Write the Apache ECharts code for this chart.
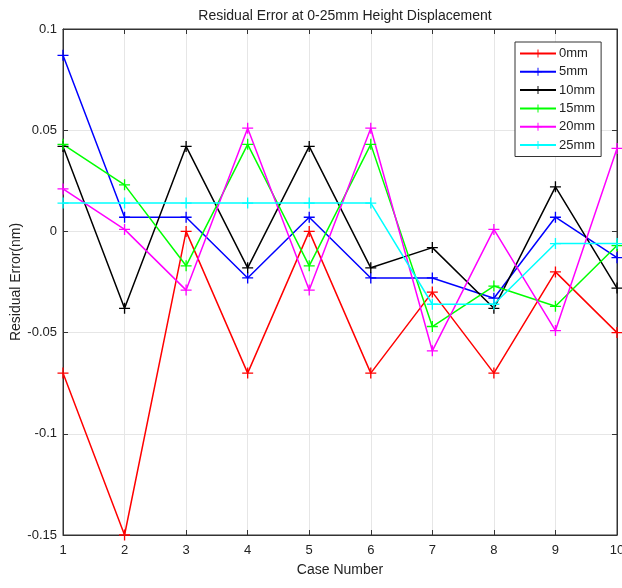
<!DOCTYPE html>
<html>
<head>
<meta charset="utf-8">
<script src="https://cdn.jsdelivr.net/npm/echarts@6/dist/echarts.min.js"></script>
<style>html,body{margin:0;padding:0;background:#fff}#c{width:622px;height:588px}</style>
</head>
<body>
<div id="c"></div>
<script>
const cases = [1, 2, 3, 4, 5, 6, 7, 8, 9, 10];
const seriesNames = ['0mm', '5mm', '10mm', '15mm', '20mm', '25mm'];
const s0mm  = [-0.07, -0.15, 0, -0.07, 0, -0.07, -0.03, -0.07, -0.02, -0.05];
const s5mm  = [0.087, 0.007, 0.007, -0.023, 0.007, -0.023, -0.023, -0.033, 0.007, -0.013];
const s10mm = [0.042, -0.038, 0.042, -0.018, 0.042, -0.018, -0.008, -0.038, 0.022, -0.028];
const s15mm = [0.043, 0.023, -0.017, 0.043, -0.017, 0.043, -0.047, -0.027, -0.037, -0.007];
const s20mm = [0.021, 0.001, -0.029, 0.051, -0.029, 0.051, -0.059, 0.001, -0.049, 0.041];
const s25mm = [0.014, 0.014, 0.014, 0.014, 0.014, 0.014, -0.036, -0.036, -0.006, -0.006];
const yTicks = [-0.15, -0.1, -0.05, 0, 0.05, 0.1];
const yTickLabels = ['-0.15', '-0.1', '-0.05', '0', '0.05', '0.1'];

const allValues = [s0mm, s5mm, s10mm, s15mm, s20mm, s25mm];
const colors = ['#ff0000', '#0000ff', '#000000', '#00ff00', '#ff00ff', '#00ffff'];
const plus = 'path://M4.4,0H5.6V4.4H10V5.6H5.6V10H4.4V5.6H0V4.4H4.4Z';
const font = 'Liberation Sans, Arial, Helvetica, sans-serif';

const chart = echarts.init(document.getElementById('c'), null, {renderer: 'canvas'});
const series = seriesNames.map((n, i) => ({
  name: n,
  type: 'line',
  data: cases.map((c, j) => [c, allValues[i][j]]),
  symbol: plus,
  symbolSize: 11,
  showSymbol: true,
  lineStyle: {color: colors[i], width: 1.5},
  itemStyle: {color: colors[i]},
  animation: false
}));

const gridLine = {show: true, lineStyle: {color: '#e6e6e6', width: 1}};
chart.setOption({
  backgroundColor: '#fff',
  animation: false,
  title: {
    text: 'Residual Error at 0-25mm Height Displacement',
    left: 340, top: 4, textAlign: 'center',
    textStyle: {fontFamily: font, fontSize: 14, fontWeight: 'normal', color: '#222'}
  },
  legend: {
    data: seriesNames,
    orient: 'vertical',
    left: 515, top: 42,
    itemWidth: 36, itemHeight: 10, itemGap: 5.3,
    padding: [5, 6, 5, 4],
    borderColor: '#333', borderWidth: 1, backgroundColor: '#fff',
    textStyle: {fontFamily: font, fontSize: 13, color: '#222', padding: [0, 0, 0, -2]}
  },
  grid: {left: 63, right: 5, top: 29, bottom: 53, show: true, borderColor: '#333', borderWidth: 1,
         containLabel: false, outerBoundsMode: 'none'},
  xAxis: [{
    type: 'value', min: 1, max: 10, interval: 1,
    name: 'Case Number', nameLocation: 'middle', nameGap: 28, nameMoveOverlap: false,
    nameTextStyle: {fontFamily: font, fontSize: 14, color: '#222'},
    axisLine: {show: true, onZero: false, lineStyle: {color: '#333'}},
    axisTick: {show: true, inside: true, length: 5, lineStyle: {color: '#333'}},
    axisLabel: {fontFamily: font, fontSize: 13, color: '#222', margin: 9},
    splitLine: gridLine
  }, {
    type: 'value', min: 1, max: 10, interval: 1, position: 'top',
    axisLine: {show: true, onZero: false, lineStyle: {color: '#333'}},
    axisTick: {show: true, inside: true, length: 5, lineStyle: {color: '#333'}},
    axisLabel: {show: false}, splitLine: {show: false}
  }],
  yAxis: [{
    type: 'value', min: -0.15, max: 0.1, interval: 0.05,
    name: 'Residual Error(nm)', nameLocation: 'middle', nameGap: 40, nameMoveOverlap: false,
    nameTextStyle: {fontFamily: font, fontSize: 14, color: '#222'},
    axisLine: {show: true, onZero: false, lineStyle: {color: '#333'}},
    axisTick: {show: true, inside: true, length: 5, lineStyle: {color: '#333'}},
    axisLabel: {
      fontFamily: font, fontSize: 13, color: '#222', margin: 6,
      formatter: v => {
        let best = 0;
        yTicks.forEach((t, k) => { if (Math.abs(t - v) < Math.abs(yTicks[best] - v)) best = k; });
        return yTickLabels[best];
      }
    },
    splitLine: gridLine
  }, {
    type: 'value', min: -0.15, max: 0.1, interval: 0.05, position: 'right',
    axisLine: {show: true, onZero: false, lineStyle: {color: '#333'}},
    axisTick: {show: true, inside: true, length: 5, lineStyle: {color: '#333'}},
    axisLabel: {show: false}, splitLine: {show: false}
  }],
  series: series
});
</script>
</body>
</html>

## Exercise brief
Reproduce the data above in full, exactly as it is, with the pictures left out.

## Result
Write the Apache ECharts code for this chart.
<!DOCTYPE html>
<html>
<head>
<meta charset="utf-8">
<script src="https://cdn.jsdelivr.net/npm/echarts@6/dist/echarts.min.js"></script>
<style>html,body{margin:0;padding:0;background:#fff}#c{width:622px;height:588px}</style>
</head>
<body>
<div id="c"></div>
<script>
const cases = [1, 2, 3, 4, 5, 6, 7, 8, 9, 10];
const seriesNames = ['0mm', '5mm', '10mm', '15mm', '20mm', '25mm'];
const s0mm  = [-0.07, -0.15, 0, -0.07, 0, -0.07, -0.03, -0.07, -0.02, -0.05];
const s5mm  = [0.087, 0.007, 0.007, -0.023, 0.007, -0.023, -0.023, -0.033, 0.007, -0.013];
const s10mm = [0.042, -0.038, 0.042, -0.018, 0.042, -0.018, -0.008, -0.038, 0.022, -0.028];
const s15mm = [0.043, 0.023, -0.017, 0.043, -0.017, 0.043, -0.047, -0.027, -0.037, -0.007];
const s20mm = [0.021, 0.001, -0.029, 0.051, -0.029, 0.051, -0.059, 0.001, -0.049, 0.041];
const s25mm = [0.014, 0.014, 0.014, 0.014, 0.014, 0.014, -0.036, -0.036, -0.006, -0.006];
const yTicks = [-0.15, -0.1, -0.05, 0, 0.05, 0.1];
const yTickLabels = ['-0.15', '-0.1', '-0.05', '0', '0.05', '0.1'];

const allValues = [s0mm, s5mm, s10mm, s15mm, s20mm, s25mm];
const colors = ['#ff0000', '#0000ff', '#000000', '#00ff00', '#ff00ff', '#00ffff'];
const plus = 'path://M4.4,0H5.6V4.4H10V5.6H5.6V10H4.4V5.6H0V4.4H4.4Z';
const font = 'Liberation Sans, Arial, Helvetica, sans-serif';

const chart = echarts.init(document.getElementById('c'), null, {renderer: 'canvas'});
const series = seriesNames.map((n, i) => ({
  name: n,
  type: 'line',
  data: cases.map((c, j) => [c, allValues[i][j]]),
  symbol: plus,
  symbolSize: 11,
  showSymbol: true,
  lineStyle: {color: colors[i], width: 1.5},
  itemStyle: {color: colors[i]},
  animation: false
}));

const gridLine = {show: true, lineStyle: {color: '#e6e6e6', width: 1}};
chart.setOption({
  backgroundColor: '#fff',
  animation: false,
  title: {
    text: 'Residual Error at 0-25mm Height Displacement',
    left: 340, top: 4, textAlign: 'center',
    textStyle: {fontFamily: font, fontSize: 14, fontWeight: 'normal', color: '#222'}
  },
  legend: {
    data: seriesNames,
    orient: 'vertical',
    left: 515, top: 42,
    itemWidth: 36, itemHeight: 10, itemGap: 5.3,
    padding: [5, 6, 5, 4],
    borderColor: '#333', borderWidth: 1, backgroundColor: '#fff',
    textStyle: {fontFamily: font, fontSize: 13, color: '#222', padding: [0, 0, 0, -2]}
  },
  grid: {left: 63, right: 5, top: 29, bottom: 53, show: true, borderColor: '#333', borderWidth: 1,
         containLabel: false, outerBoundsMode: 'none'},
  xAxis: [{
    type: 'value', min: 1, max: 10, interval: 1,
    name: 'Case Number', nameLocation: 'middle', nameGap: 28, nameMoveOverlap: false,
    nameTextStyle: {fontFamily: font, fontSize: 14, color: '#222'},
    axisLine: {show: true, onZero: false, lineStyle: {color: '#333'}},
    axisTick: {show: true, inside: true, length: 5, lineStyle: {color: '#333'}},
    axisLabel: {fontFamily: font, fontSize: 13, color: '#222', margin: 9},
    splitLine: gridLine
  }, {
    type: 'value', min: 1, max: 10, interval: 1, position: 'top',
    axisLine: {show: true, onZero: false, lineStyle: {color: '#333'}},
    axisTick: {show: true, inside: true, length: 5, lineStyle: {color: '#333'}},
    axisLabel: {show: false}, splitLine: {show: false}
  }],
  yAxis: [{
    type: 'value', min: -0.15, max: 0.1, interval: 0.05,
    name: 'Residual Error(nm)', nameLocation: 'middle', nameGap: 40, nameMoveOverlap: false,
    nameTextStyle: {fontFamily: font, fontSize: 14, color: '#222'},
    axisLine: {show: true, onZero: false, lineStyle: {color: '#333'}},
    axisTick: {show: true, inside: true, length: 5, lineStyle: {color: '#333'}},
    axisLabel: {
      fontFamily: font, fontSize: 13, color: '#222', margin: 6,
      formatter: v => {
        let best = 0;
        yTicks.forEach((t, k) => { if (Math.abs(t - v) < Math.abs(yTicks[best] - v)) best = k; });
        return yTickLabels[best];
      }
    },
    splitLine: gridLine
  }, {
    type: 'value', min: -0.15, max: 0.1, interval: 0.05, position: 'right',
    axisLine: {show: true, onZero: false, lineStyle: {color: '#333'}},
    axisTick: {show: true, inside: true, length: 5, lineStyle: {color: '#333'}},
    axisLabel: {show: false}, splitLine: {show: false}
  }],
  series: series
});
</script>
</body>
</html>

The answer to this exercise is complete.